» **Exercise brief**
Report back each line of the records that contains the string "Give".
>>>>
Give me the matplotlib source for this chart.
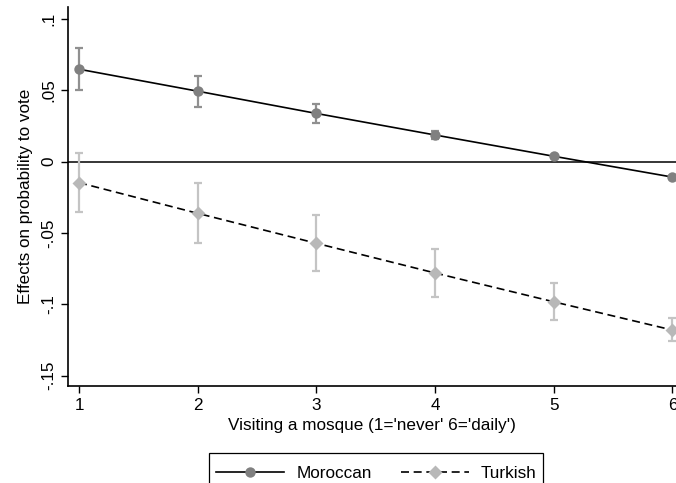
import matplotlib.pyplot as plt
from matplotlib.patches import Rectangle
import numpy as np

plt.rcParams['font.family'] = ['Liberation Sans', 'DejaVu Sans']

visits = [1, 2, 3, 4, 5, 6]

# Moroccan effects and confidence bounds
mor_eff = [0.0648, 0.0494, 0.0338, 0.0187, 0.0038, -0.0108]
mor_hi = [0.0795, 0.0599, 0.0405, 0.0215, 0.0050, -0.0100]
mor_lo = [0.0500, 0.0386, 0.0272, 0.0160, 0.0026, -0.0116]

# Turkish effects and confidence bounds
tur_eff = [-0.0147, -0.0362, -0.0572, -0.0780, -0.0982, -0.1180]
tur_hi = [0.0063, -0.0150, -0.0376, -0.0610, -0.0848, -0.1094]
tur_lo = [-0.0355, -0.0570, -0.0766, -0.0947, -0.1110, -0.1257]

yticks = [0.1, 0.05, 0, -0.05, -0.1, -0.15]
ytick_labels = ['.1', '.05', '0', '-.05', '-.1', '-.15']

FS = 12.3
DASH = (4.8, 2.8)

fig = plt.figure(figsize=(6.76, 4.83), dpi=100)
ax = fig.add_axes([68 / 676, 97 / 483, 1 - 68 / 676, 379 / 483])

mor_err = [np.array(mor_eff) - np.array(mor_lo), np.array(mor_hi) - np.array(mor_eff)]
tur_err = [np.array(tur_eff) - np.array(tur_lo), np.array(tur_hi) - np.array(tur_eff)]

ax.axhline(0, color='black', lw=1.1, zorder=1)

ax.errorbar(visits, mor_eff, yerr=mor_err, fmt='none', ecolor='#909090',
            elinewidth=1.6, capsize=3.2, capthick=1.6, zorder=2)
ax.errorbar(visits, tur_eff, yerr=tur_err, fmt='none', ecolor='#c4c4c4',
            elinewidth=1.6, capsize=3.2, capthick=1.6, zorder=2)

ax.plot(visits, mor_eff, color='black', lw=1.2, zorder=3)
ax.plot(visits, tur_eff, color='black', lw=1.2, dashes=DASH, zorder=3)
ax.plot(visits, mor_eff, 'o', color='#808080', ms=7.5, mec='none', zorder=4)
ax.plot(visits, tur_eff, 'D', color='#b8b8b8', ms=7.5, mec='none', zorder=4)

# legend proxies
h1, = ax.plot([], [], color='black', lw=1.2, marker='o', mfc='#808080',
              mec='none', ms=7.5)
h2, = ax.plot([], [], color='black', lw=1.2, dashes=DASH, marker='D',
              mfc='#b8b8b8', mec='none', ms=7.5)

ax.set_xlim(0.907, 6.03)
ax.set_ylim(-0.1572, 0.1084)
ax.set_xticks(visits)
ax.set_yticks(yticks)
ax.set_yticklabels(ytick_labels, rotation=90, va='center')
ax.tick_params(labelsize=FS, length=5, width=1, colors='black')
for s in ['top', 'right']:
    ax.spines[s].set_visible(False)
ax.spines['left'].set_linewidth(1.2)
ax.spines['bottom'].set_linewidth(1.2)

ax.set_xlabel("Visiting a mosque (1='never' 6='daily')", fontsize=FS, labelpad=4)
ax.set_ylabel('Effects on probability to vote', fontsize=FS, labelpad=6)

# legend entries without frame; the box is drawn separately and runs off the bottom
fig.legend([h1, h2], ['Moroccan', 'Turkish'], loc='upper left',
           bbox_to_anchor=(209 / 676, 1 - 459 / 483), ncol=2,
           fontsize=FS, frameon=False, handlelength=4,
           columnspacing=1.7, borderpad=0.4, handletextpad=0.7,
           borderaxespad=0)
fig.add_artist(Rectangle((209 / 676, -10 / 483), 334 / 676, 40 / 483,
                         transform=fig.transFigure, fill=False,
                         edgecolor='black', lw=0.9))

fig.savefig('out.png', dpi=100)
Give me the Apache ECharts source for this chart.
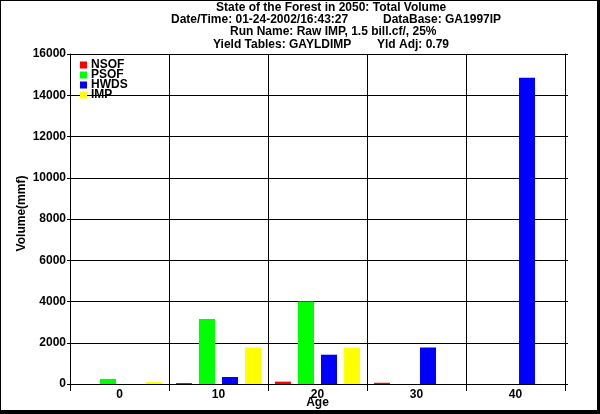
<!DOCTYPE html>
<html>
<head>
<meta charset="utf-8">
<script src="https://cdn.jsdelivr.net/npm/echarts@6/dist/echarts.min.js"></script>
<style>html,body{margin:0;padding:0;background:#fff;}#c{width:600px;height:414px;}</style>
</head>
<body>
<div id="c"></div>
<script>
const categories = ['0', '10', '20', '30', '40'];
const seriesNames = ['NSOF', 'PSOF', 'HWDS', 'IMP'];
const nsof = [0, 50, 115, 60, 0];
const psof = [245, 3150, 4000, 0, 0];
const hwds = [0, 340, 1420, 1770, 14850];
const imp = [100, 1770, 1770, 0, 0];
const colors = ['#ff0000', '#00ff00', '#0000ff', '#ffff00'];
const titleLines = [
  ['State of the Forest in 2050: Total Volume', 216, 7.5],
  ['Date/Time: 01-24-2002/16:43:27', 171, 19.7],
  ['DataBase: GA1997IP', 383, 19.7],
  ['Run Name: Raw IMP, 1.5 bill.cf/, 25%', 230, 32],
  ['Yield Tables: GAYLDIMP', 213, 44.3],
  ['Yld Adj: 0.79', 377, 44.3]
];
const FONT = '"Liberation Sans", Arial, sans-serif';

const chart = echarts.init(document.getElementById('c'), null, {renderer: 'canvas'});
const values = [nsof, psof, hwds, imp];

const graphics = titleLines.map(t => ({
  type: 'text', x: t[1], y: t[2], silent: true,
  style: {text: t[0], fill: '#000', font: 'bold 12px ' + FONT, textAlign: 'left', textVerticalAlign: 'middle'}
}));
graphics.push(
  {type: 'rect', shape: {x: 0, y: 0, width: 600, height: 1}, style: {fill: '#000'}, silent: true},
  {type: 'rect', shape: {x: 0, y: 0, width: 1, height: 414}, style: {fill: '#000'}, silent: true},
  {type: 'rect', shape: {x: 597, y: 0, width: 3, height: 414}, style: {fill: '#000'}, silent: true},
  {type: 'rect', shape: {x: 0, y: 410, width: 600, height: 4}, style: {fill: '#000'}, silent: true}
);

chart.setOption({
  animation: false,
  backgroundColor: '#fff',
  textStyle: {fontFamily: FONT},
  grid: {left: 70, right: 35, top: 54, bottom: 30, containLabel: false, outerBoundsMode: 'none'},
  legend: {
    orient: 'vertical', left: 80, top: 59, padding: 0, itemGap: -2,
    itemWidth: 7, itemHeight: 7, icon: 'rect',
    data: seriesNames,
    textStyle: {color: '#000', fontWeight: 'bold', fontSize: 12, lineHeight: 10, fontFamily: FONT, padding: [0, 0, 0, -1]}
  },
  xAxis: {
    type: 'category', data: categories, boundaryGap: true,
    name: 'Age', nameLocation: 'middle', nameGap: 13, nameMoveOverlap: false,
    nameTextStyle: {color: '#000', fontWeight: 'bold', fontSize: 12},
    axisLine: {show: true, lineStyle: {color: '#000', width: 1}},
    axisTick: {show: true, length: 7, alignWithLabel: false, lineStyle: {color: '#000', width: 1}},
    axisLabel: {color: '#000', fontWeight: 'bold', fontSize: 12, margin: 5},
    splitLine: {show: true, lineStyle: {color: '#000', width: 1}}
  },
  yAxis: [{
    type: 'value', min: 0, max: 16000, interval: 2000,
    name: 'Volume(mmf)', nameLocation: 'middle', nameGap: 42, nameRotate: 90, nameMoveOverlap: false,
    nameTextStyle: {color: '#000', fontWeight: 'bold', fontSize: 12, padding: [0, 0, 0, 11]},
    axisLine: {show: true, lineStyle: {color: '#000', width: 1}},
    axisTick: {show: true, length: 3, lineStyle: {color: '#000', width: 1}},
    axisLabel: {color: '#000', fontWeight: 'bold', fontSize: 12, margin: 4, formatter: v => String(v)},
    splitLine: {show: true, lineStyle: {color: '#000', width: 1}}
  }, {
    type: 'value', position: 'right', min: 0, max: 16000, interval: 2000,
    axisLine: {show: true, lineStyle: {color: '#000', width: 1}},
    axisTick: {show: true, length: 3, lineStyle: {color: '#000', width: 1}},
    axisLabel: {show: false},
    splitLine: {show: false}
  }],
  series: seriesNames.map((n, i) => ({
    name: n, type: 'bar', data: values[i], barWidth: 16, barGap: '44%',
    itemStyle: {color: colors[i]}
  })),
  graphic: graphics
});
</script>
</body>
</html>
<<<<
» **Result for this exercise**
Give me the matplotlib source for this chart.
Give me the Apache ECharts source for this chart.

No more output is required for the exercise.